Use Fear in Your Fiction


Fear is described as an emotion, but really, fear is a primal, negative reaction to something or someone.  More often than not it is driven by the unknown, since humans fear what they don’t understand.  
The sense of fear is something writers can evoke in their writing, especially in horror or psychological stories, but creating and exploiting fear isn’t solely for the horror or psychological/crime genres.  Fear is something all characters will feel, whatever the genre of story, because it’s a real, tangible emotion that the reader will completely understand – it’s the one emotion that affects all of us.
Writers use fear in different ways to provoke their characters, create tension and atmosphere and underpin different moods. Not only that, but a sense of fear can make your descriptions more vivid and realistic.
There are two ways you can create fear.

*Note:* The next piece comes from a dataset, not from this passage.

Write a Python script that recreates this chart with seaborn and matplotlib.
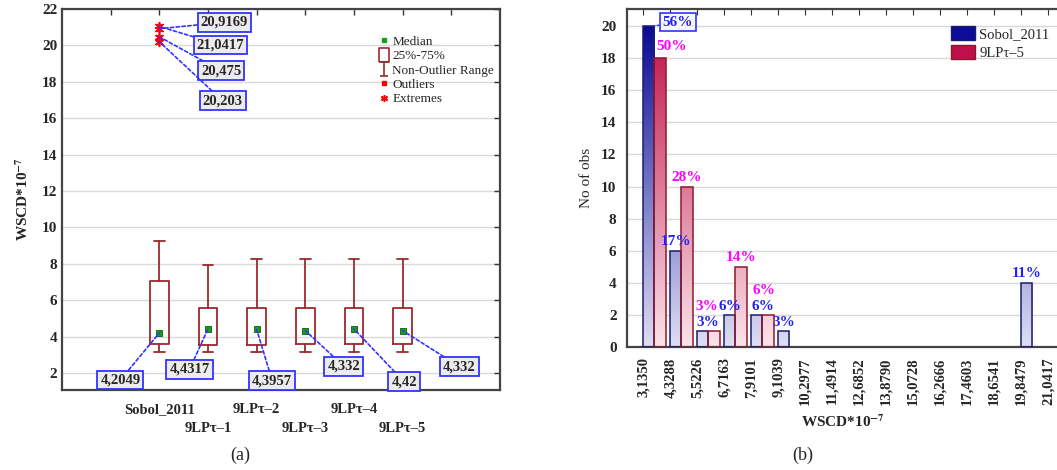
import numpy as np
import pandas as pd
import matplotlib
matplotlib.use('Agg')
import matplotlib.pyplot as plt
from matplotlib.colors import LinearSegmentedColormap
from matplotlib.lines import Line2D
from matplotlib.patches import Patch
from matplotlib.path import Path
import seaborn as sns

# datos (a): resumen de las cajas por generador
generadores = ['Sobol_2011', '9LPτ–1', '9LPτ–2', '9LPτ–3', '9LPτ–4', '9LPτ–5']
medianas = [4.2049, 4.4317, 4.3957, 4.332, 4.42, 4.332]
etiquetas_med = ['4,2049', '4,4317', '4,3957', '4,332', '4,42', '4,332']
q1 = [3.60, 3.55, 3.55, 3.60, 3.60, 3.60]
q3 = [7.07, 5.60, 5.55, 5.60, 5.55, 5.55]
bigote_min = [3.15, 3.15, 3.15, 3.15, 3.15, 3.15]
bigote_max = [9.27, 7.95, 8.25, 8.25, 8.25, 8.25]
extremos = [21.0417, 20.9169, 20.475, 20.203]
etiquetas_ext = ['21,0417', '20,9169', '20,475', '20,203']

# datos (b): histograma
bordes = [3.1350, 4.3288, 5.5226, 6.7163, 7.9101, 9.1039, 10.2977, 11.4914,
          12.6852, 13.8790, 15.0728, 16.2666, 17.4603, 18.6541, 19.8479, 21.0417]
etiq_bordes = ['3,1350', '4,3288', '5,5226', '6,7163', '7,9101', '9,1039', '10,2977', '11,4914',
               '12,6852', '13,8790', '15,0728', '16,2666', '17,4603', '18,6541', '19,8479', '21,0417']
conteo_sobol = [20, 6, 1, 2, 2, 1, 0, 0, 0, 0, 0, 0, 0, 0, 4]
conteo_lp5 = [18, 10, 1, 5, 2, 0, 0, 0, 0, 0, 0, 0, 0, 0, 0]
series = ['Sobol_2011', '9LPτ–5']

# posiciones de las etiquetas (solo layout)
pos_cajas = [2, 3, 4, 5, 6, 7]
lbl_med_x = [1.2, 2.62, 4.32, 5.79, 7.03, 8.17]
lbl_med_y = [1.62, 2.2, 1.58, 2.38, 1.52, 2.35]
lbl_ext_x = [3.26, 3.33, 3.27, 3.30]
lbl_ext_y = [20.02, 21.27, 18.6, 16.96]

AZUL = '#0c0c98'
ROJO = '#c0104c'
CAJA = '#9b2a2d'
LINEA = '#3333ff'

sns.set_style('white')
plt.rcParams['font.family'] = ['Liberation Serif', 'DejaVu Serif']
plt.rcParams['mathtext.fontset'] = 'stix'

W, H = 1057, 470
fig = plt.figure(figsize=(W / 100, H / 100), dpi=100)

# ---------------- (a) boxplot ----------------
ax1 = fig.add_axes([62 / W, (H - 390) / H, 438 / W, 381 / H])
stats = []
for i in range(len(generadores)):
    stats.append({'med': medianas[i], 'q1': q1[i], 'q3': q3[i],
                  'whislo': bigote_min[i], 'whishi': bigote_max[i], 'fliers': []})
ax1.bxp(stats, positions=pos_cajas, widths=0.39, capwidths=0.22, showfliers=False,
        boxprops=dict(color=CAJA, lw=1.3), whiskerprops=dict(color=CAJA, lw=1.3),
        capprops=dict(color=CAJA, lw=1.3), medianprops=dict(lw=0))
sns.scatterplot(x=pos_cajas, y=medianas, marker='s', color='#16a016', edgecolor='#0b5c0b',
                s=24, linewidth=0.6, zorder=5, ax=ax1)
sns.scatterplot(x=[2] * len(extremos), y=extremos, marker=(6, 2, 0), color='red', edgecolor='red',
                s=30, linewidth=1.2, zorder=5, ax=ax1)

caja_lbl = dict(boxstyle='square,pad=0.2', fc='#ececec', ec=LINEA, lw=1.3)
flecha = dict(arrowstyle='-', color=LINEA, lw=1.2, ls=(0, (2, 1.5)), shrinkA=0, shrinkB=0)
for i in range(len(medianas)):
    ax1.annotate(etiquetas_med[i], xy=(pos_cajas[i], medianas[i]), xytext=(lbl_med_x[i], lbl_med_y[i]),
                 ha='center', va='center', fontsize=10.5, fontweight='bold', bbox=caja_lbl,
                 arrowprops=flecha, zorder=6)
for i in range(len(extremos)):
    ax1.annotate(etiquetas_ext[i], xy=(2, extremos[i]), xytext=(lbl_ext_x[i], lbl_ext_y[i]),
                 ha='center', va='center', fontsize=10.5, fontweight='bold', bbox=caja_lbl,
                 arrowprops=flecha, zorder=6)

ax1.set_xlim(0, 9)
ax1.set_ylim(1.07, 22)
ax1.set_yticks(range(2, 23, 2))
# etiquetas alternadas en dos filas: fila 1 como ticks mayores, fila 2 como menores
ax1.set_xticks([1, 2, 4, 6, 8])
ax1.set_xticklabels(['', generadores[0], generadores[2], generadores[4], ''],
                    fontweight='bold', fontsize=10.5)
ax1.set_xticks([3, 5, 7], minor=True)
ax1.set_xticklabels([generadores[1], generadores[3], generadores[5]], minor=True,
                    fontweight='bold', fontsize=10.5)
for t in ax1.get_yticklabels():
    t.set_fontweight('bold')
    t.set_fontsize(11)
ax1.tick_params(which='both', direction='in', length=4, top=True, right=True, width=1, color='#333333')
ax1.tick_params(axis='x', which='major', pad=9.5)
ax1.tick_params(axis='x', which='minor', pad=23)
ax1.yaxis.grid(True, color='#d9d9d9', lw=1)
ax1.set_axisbelow(True)
for s in ax1.spines.values():
    s.set_color('#444444')
    s.set_linewidth(1.6)
ax1.set_ylabel(r'WSCD*10$^{\mathbf{-7}}$', fontweight='bold', fontsize=11, labelpad=8)

caja_path = Path([(-0.7, -1), (0.7, -1), (0.7, 1), (-0.7, 1), (-0.7, -1)])
bigote_path = Path([(-0.6, 1), (0.6, 1), (0, 1), (0, -1), (-0.6, -1), (0.6, -1)],
                   [Path.MOVETO, Path.LINETO, Path.MOVETO, Path.LINETO, Path.MOVETO, Path.LINETO])
manejadores = [
    Line2D([], [], ls='none', marker='s', mfc='#16a016', mec='#16a016', ms=3.5, label='Median'),
    Line2D([], [], ls='none', marker=caja_path, mfc='none', mec=CAJA, mew=1.2, ms=10, label='25%-75%'),
    Line2D([], [], ls='none', marker=bigote_path, mfc='none', mec=CAJA, mew=1.2, ms=10, label='Non-Outlier Range'),
    Line2D([], [], ls='none', marker='s', mfc='red', mec='red', ms=3.5, label='Outliers'),
    Line2D([], [], ls='none', marker=(6, 2, 0), mfc='red', mec='red', mew=1.1, ms=5, label='Extremes'),
]
ax1.legend(handles=manejadores, loc='upper left', bbox_to_anchor=(371 / W, 1 - 29 / H),
           bbox_transform=fig.transFigure, frameon=False, fontsize=9.5, handlelength=0.9,
           handletextpad=0.2, labelspacing=0.16, borderpad=0)

# ---------------- (b) histograma ----------------
ax2 = fig.add_axes([627 / W, (H - 347) / H, 431 / W, 338 / H])
bw = bordes[1] - bordes[0]
filas = []
for i in range(len(conteo_sobol)):
    filas.append({'pos': bordes[i] + 0.415 * bw, 'n': conteo_sobol[i], 'serie': series[0]})
    filas.append({'pos': bordes[i] + 0.415 * bw, 'n': conteo_lp5[i], 'serie': series[1]})
df = pd.DataFrame(filas)
sns.barplot(data=df, x='pos', y='n', hue='serie', hue_order=series, palette=[AZUL, ROJO],
            native_scale=True, width=0.83, dodge=True, saturation=1, legend=False, ax=ax2)

cmap_az = LinearSegmentedColormap.from_list('az', ['#dedef3', '#0a0a96'])
cmap_ro = LinearSegmentedColormap.from_list('ro', ['#fbe3ea', '#c0104c'])
grad = np.linspace(0, 1, 256).reshape(-1, 1)
for p in list(ax2.patches):
    h = p.get_height()
    if h <= 0:
        p.set_visible(False)
        continue
    es_azul = np.allclose(p.get_facecolor()[:3], matplotlib.colors.to_rgb(AZUL), atol=0.02)
    p.set_facecolor('none')
    p.set_edgecolor('#1c1c6c' if es_azul else '#8c1a2c')
    p.set_linewidth(1.1)
    p.set_zorder(3)
    x0 = p.get_x()
    im = ax2.imshow(grad, extent=[x0, x0 + p.get_width(), 0, 20], origin='lower', aspect='auto',
                    cmap=cmap_az if es_azul else cmap_ro, zorder=2)
    im.set_clip_path(p)

# etiquetas de porcentaje
total_s = sum(conteo_sobol)
total_r = sum(conteo_lp5)
ajuste_az = {2: (0.2, 0), 4: (0.27, 0)}
ajuste_ro = {0: (0.5, 0.16), 2: (-0.32, 0.95), 4: (-0.18, 1.0)}
for i in range(len(conteo_sobol)):
    cx = bordes[i] + 0.2075 * bw
    if conteo_sobol[i] > 0 and i != 0:
        dx, dy = ajuste_az.get(i, (0, 0))
        ax2.text(cx + dx, conteo_sobol[i] + 0.55 + dy, f'{round(100 * conteo_sobol[i] / total_s)}%',
                 color='#2323ee', fontweight='bold', fontsize=11, ha='center', va='center', zorder=6)
    cx = bordes[i] + 0.6225 * bw
    if conteo_lp5[i] > 0:
        dx, dy = ajuste_ro.get(i, (0, 0))
        ax2.text(cx + dx, conteo_lp5[i] + 0.55 + dy, f'{round(100 * conteo_lp5[i] / total_r)}%',
                 color='#ff00ff', fontweight='bold', fontsize=11, ha='center', va='center', zorder=6)
ax2.annotate(f'{round(100 * conteo_sobol[0] / total_s)}%', xy=(bordes[0] + 0.38 * bw, 20),
             xytext=(4.669, 20.25), color='#2323ee', fontweight='bold', fontsize=11,
             ha='center', va='center', zorder=6,
             bbox=dict(boxstyle='square,pad=0.15', fc='#f6f6ff', ec=LINEA, lw=1.2),
             arrowprops=dict(arrowstyle='-', color=LINEA, lw=1, ls=(0, (2, 1.5)), shrinkA=0, shrinkB=0))

ax2.set_xlim(2.414, 2.414 + 431 / 26.98 * bw)
ax2.set_ylim(0, 21.06)
ax2.set_xticks(bordes)
ax2.set_xticklabels(etiq_bordes, rotation=90, fontweight='bold', fontsize=10.5)
ax2.set_yticks(range(0, 21, 2))
for t in ax2.get_yticklabels():
    t.set_fontweight('bold')
    t.set_fontsize(11)
ax2.tick_params(direction='out', length=4, width=1, color='#333333')
top = ax2.secondary_xaxis('top')
top.set_xticks(bordes)
top.tick_params(direction='in', length=4, labeltop=False, color='#333333')
top.spines['top'].set_visible(False)
ax2.yaxis.grid(True, color='#d9d9d9', lw=1)
ax2.set_axisbelow(True)
for s in ax2.spines.values():
    s.set_color('#444444')
    s.set_linewidth(1.6)
ax2.spines['right'].set_visible(False)
ax2.set_xlabel(r'WSCD*10$^{\mathbf{-7}}$', fontweight='bold', fontsize=11, labelpad=6)
ax2.set_ylabel('No of obs', fontsize=11, labelpad=6)

ley = [Patch(fc=AZUL, ec='#1c1c6c', label=series[0]), Patch(fc=ROJO, ec='#8c1a2c', label=series[1])]
ax2.legend(handles=ley, loc='upper left', bbox_to_anchor=(944 / W, 1 - 19 / H),
           bbox_transform=fig.transFigure, frameon=False, fontsize=10.5, handlelength=1.6,
           handleheight=1.1, handletextpad=0.3, labelspacing=0.25, borderpad=0)

fig.text(240 / W, 1 - 455 / H, '(a)', ha='center', va='center', fontsize=13)
fig.text(803 / W, 1 - 455 / H, '(b)', ha='center', va='center', fontsize=13)

fig.savefig('out.png', dpi=100)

You can do it through your characters and you can create the sense of fear through narrative and description.
A Character’s Fears
Every character has fears – they can be trivial fears, strange phobias, childlike fears or they can be deep-seated emotional fears. They can be rational or irrational.

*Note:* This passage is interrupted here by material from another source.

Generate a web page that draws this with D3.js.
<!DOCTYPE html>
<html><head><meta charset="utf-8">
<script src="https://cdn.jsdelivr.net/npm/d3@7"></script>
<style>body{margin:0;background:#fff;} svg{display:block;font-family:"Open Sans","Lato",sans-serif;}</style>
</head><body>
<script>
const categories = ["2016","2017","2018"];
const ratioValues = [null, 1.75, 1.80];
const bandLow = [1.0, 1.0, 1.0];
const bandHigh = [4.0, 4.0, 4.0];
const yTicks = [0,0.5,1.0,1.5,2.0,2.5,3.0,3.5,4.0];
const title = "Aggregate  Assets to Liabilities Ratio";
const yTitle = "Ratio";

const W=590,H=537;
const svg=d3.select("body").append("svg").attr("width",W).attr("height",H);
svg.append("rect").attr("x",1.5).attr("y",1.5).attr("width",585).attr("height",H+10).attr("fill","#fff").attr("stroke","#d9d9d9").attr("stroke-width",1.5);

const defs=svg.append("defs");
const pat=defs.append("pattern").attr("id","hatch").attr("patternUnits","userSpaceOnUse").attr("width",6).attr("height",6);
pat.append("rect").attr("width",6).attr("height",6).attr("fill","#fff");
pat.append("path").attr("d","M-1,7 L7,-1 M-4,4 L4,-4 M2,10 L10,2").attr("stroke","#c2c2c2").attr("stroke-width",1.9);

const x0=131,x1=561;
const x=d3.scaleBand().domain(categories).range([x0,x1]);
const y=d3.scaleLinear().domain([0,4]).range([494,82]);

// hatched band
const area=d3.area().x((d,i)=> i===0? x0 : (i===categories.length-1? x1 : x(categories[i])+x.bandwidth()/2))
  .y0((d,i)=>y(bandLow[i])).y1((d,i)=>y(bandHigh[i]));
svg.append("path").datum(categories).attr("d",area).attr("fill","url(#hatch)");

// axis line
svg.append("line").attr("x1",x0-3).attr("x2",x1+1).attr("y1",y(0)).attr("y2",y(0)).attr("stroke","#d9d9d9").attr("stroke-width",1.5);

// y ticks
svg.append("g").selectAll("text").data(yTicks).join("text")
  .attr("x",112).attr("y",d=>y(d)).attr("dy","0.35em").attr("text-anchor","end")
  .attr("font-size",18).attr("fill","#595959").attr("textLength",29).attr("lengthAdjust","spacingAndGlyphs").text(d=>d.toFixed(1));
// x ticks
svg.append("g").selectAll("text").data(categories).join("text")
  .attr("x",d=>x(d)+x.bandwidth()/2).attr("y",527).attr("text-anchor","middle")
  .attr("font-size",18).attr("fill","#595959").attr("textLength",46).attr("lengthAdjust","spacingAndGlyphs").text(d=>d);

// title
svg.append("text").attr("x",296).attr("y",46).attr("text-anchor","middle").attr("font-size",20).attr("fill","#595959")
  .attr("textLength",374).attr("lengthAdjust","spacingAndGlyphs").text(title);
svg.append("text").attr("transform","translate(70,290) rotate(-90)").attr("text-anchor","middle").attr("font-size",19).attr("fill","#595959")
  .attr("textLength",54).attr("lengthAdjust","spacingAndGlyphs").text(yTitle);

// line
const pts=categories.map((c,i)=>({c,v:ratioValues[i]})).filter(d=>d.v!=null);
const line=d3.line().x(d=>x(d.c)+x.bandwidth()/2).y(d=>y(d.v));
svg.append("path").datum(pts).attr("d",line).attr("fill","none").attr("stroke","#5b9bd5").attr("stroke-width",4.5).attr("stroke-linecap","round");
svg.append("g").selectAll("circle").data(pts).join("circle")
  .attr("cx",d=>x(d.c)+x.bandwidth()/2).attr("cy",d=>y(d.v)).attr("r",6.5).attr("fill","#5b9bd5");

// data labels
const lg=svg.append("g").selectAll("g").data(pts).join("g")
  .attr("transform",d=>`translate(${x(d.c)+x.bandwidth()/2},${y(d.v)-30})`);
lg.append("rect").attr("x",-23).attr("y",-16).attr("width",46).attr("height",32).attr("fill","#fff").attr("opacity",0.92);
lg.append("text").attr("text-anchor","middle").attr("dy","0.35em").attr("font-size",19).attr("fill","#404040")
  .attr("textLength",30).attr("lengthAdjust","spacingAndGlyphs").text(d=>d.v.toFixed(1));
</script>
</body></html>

By exploiting your character’s fears, you can create that sense of immediacy with the reader, because often their fears are very similar to character fears. To do that you need to understand what your main character fears most. Are they afraid of the dark? Do they hate spiders?  Are they scared of dying?  Do they fear losing something or someone?  Are they frightened of someone?  Or are they scared of something else?

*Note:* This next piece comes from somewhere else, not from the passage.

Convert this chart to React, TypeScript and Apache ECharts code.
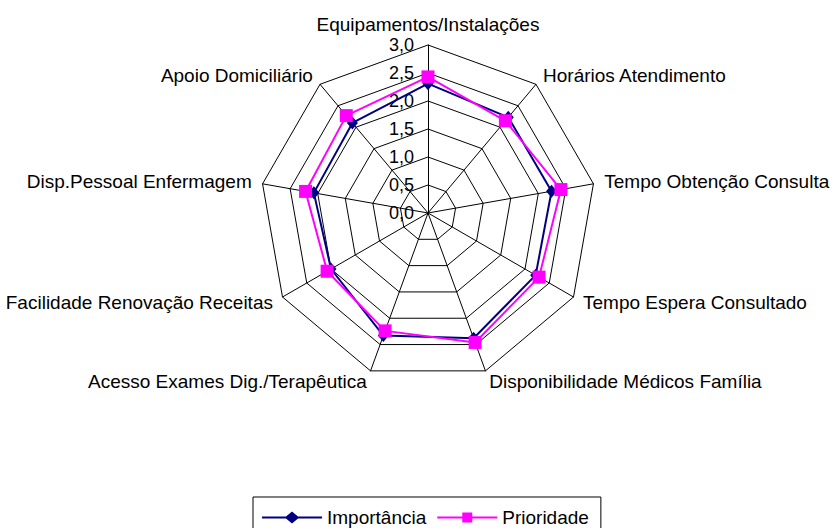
import React, { useEffect, useRef } from "react";
import * as echarts from "echarts";

// Clockwise from the top
const categories = [
  "Equipamentos/Instalações",
  "Horários Atendimento",
  "Tempo Obtenção Consulta",
  "Tempo Espera Consultado",
  "Disponibilidade Médicos Família",
  "Acesso Exames Dig./Terapêutica",
  "Facilidade Renovação Receitas",
  "Disp.Pessoal Enfermagem",
  "Apoio Domiciliário",
];
const importancia = [2.31, 2.23, 2.24, 2.22, 2.38, 2.33, 2.0, 2.07, 2.1];
const prioridade = [2.43, 2.15, 2.41, 2.29, 2.46, 2.24, 2.08, 2.22, 2.27];
const seriesNames = ["Importância", "Prioridade"];
const axisMin = 0;
const axisMax = 3;
const axisStep = 0.5;

// ECharts radar runs counter-clockwise; reorder so the picture runs clockwise
const order = [0, ...categories.map((_, i) => i).slice(1).reverse()];
const reorder = <T,>(arr: T[]) => order.map((i) => arr[i]);

const FONT = "'Liberation Sans', Arial, sans-serif";
const CENTER = [428, 213];
const RADIUS = 168;

const ICON_DIAMOND = "path://M0,5.1L24,5.1L30,0L36,5.1L60,5.1L60,6.9L36,6.9L30,12L24,6.9L0,6.9Z";
const ICON_SQUARE = "path://M0,5.1L25,5.1L25,1L35,1L35,5.1L60,5.1L60,6.9L35,6.9L35,11L25,11L25,6.9L0,6.9Z";

export default function App() {
  const ref = useRef<HTMLDivElement>(null);
  useEffect(() => {
    if (!ref.current) return;
    const chart = echarts.init(ref.current, undefined, { renderer: "svg" });
    chart.setOption({
      animation: false,
      backgroundColor: "#ffffff",
      textStyle: { fontFamily: FONT },
      legend: {
        data: [
          { name: seriesNames[0], icon: ICON_DIAMOND },
          { name: seriesNames[1], icon: ICON_SQUARE },
        ],
        left: 253,
        top: 497,
        orient: "horizontal",
        itemWidth: 60,
        itemHeight: 12,
        itemGap: 11,
        padding: [11, 12, 30, 9],
        borderColor: "#000",
        borderWidth: 1,
        textStyle: { fontFamily: FONT, fontSize: 19, color: "#000" },
      },
      radar: {
        center: CENTER,
        radius: RADIUS,
        startAngle: 90,
        shape: "polygon",
        splitNumber: (axisMax - axisMin) / axisStep,
        nameGap: 11,
        axisName: { color: "#000", fontSize: 19, fontFamily: FONT },
        splitLine: { lineStyle: { color: "#000", width: 1 } },
        splitArea: { show: false },
        axisLine: { lineStyle: { color: "#000", width: 1 } },
        axisTick: { show: false },
        axisLabel: { show: false },
        indicator: reorder(categories).map((name) => ({ name, min: axisMin, max: axisMax })),
      },
      polar: { center: CENTER, radius: RADIUS },
      angleAxis: { show: false, startAngle: 90, min: 0, max: 360 },
      radiusAxis: {
        min: axisMin,
        max: axisMax,
        interval: axisStep,
        axisLine: { show: false },
        axisTick: { show: false },
        splitLine: { show: false },
        axisLabel: {
          show: true,
          margin: 14,
          color: "#000",
          fontSize: 18,
          fontFamily: FONT,
          formatter: (v: number) => v.toFixed(1).replace(".", ","),
        },
      },
      series: [
        {
          type: "radar",
          data: [
            {
              name: seriesNames[0],
              value: reorder(importancia),
              symbol: "diamond",
              symbolSize: [11, 13],
              lineStyle: { color: "#000080", width: 2 },
              itemStyle: { color: "#000080" },
            },
            {
              name: seriesNames[1],
              value: reorder(prioridade),
              symbol: "rect",
              symbolSize: 13,
              lineStyle: { color: "#FF00FF", width: 2 },
              itemStyle: { color: "#FF00FF" },
            },
          ],
        },
      ],
    });
    return () => chart.dispose();
  }, []);
  return (
    <div
      ref={ref}
      style={{ position: "fixed", left: 0, top: 0, width: 833, height: 528, background: "#fff" }}
    />
  );
}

Characters should be like real people – they should have deeper issues, anxieties, negative thoughts or sometimes even negative behaviours which form fears that play a part in a character’s personality and motives.
Once you’ve established what fears affect them the most, go in hard and make them face those fears – escalate, exploit and make their life hell. Those fears are the kind of fears the reader will understand; they will feel what it’s like, they will share that experience with your character. It will feel real enough to them.
A Sense of Fear
The other way writers use fear is to develop it within the story to set the tone and create suspense, mood and atmosphere. This is where description becomes invaluable.  It’s how you describe a scene that will give the reader a sense of fear, or even scare them.
Imagery is everything when it comes to description. The sense of fear is the sensation that your reader will feel, through the eyes of your main character – they are seeing, hearing, smelling, tasting and feeling what your character is seeing, hearing, smelling, tasting and feeling. In other words, they will hear the faint noise in the darkness. They will see the flicker of light in the corner of their eyes. They will feel the oppressive atmosphere. They will taste the damp in their air.
How well you create the sense of fear is how well the reader will react to it. So when you have scenes that are dangerous, threatening or scary for your characters; evoke that sense of fear. Set your readers on edge.
Use the senses to your advantage. Use body language and physical reactions, and use vivid descriptions to escalate the atmosphere and tension.
Use a character's fears and a sense of fear in your descriptions and exploit them, because they are the one sure way to connect the reader to your characters and the story, because fear is something that we all feel.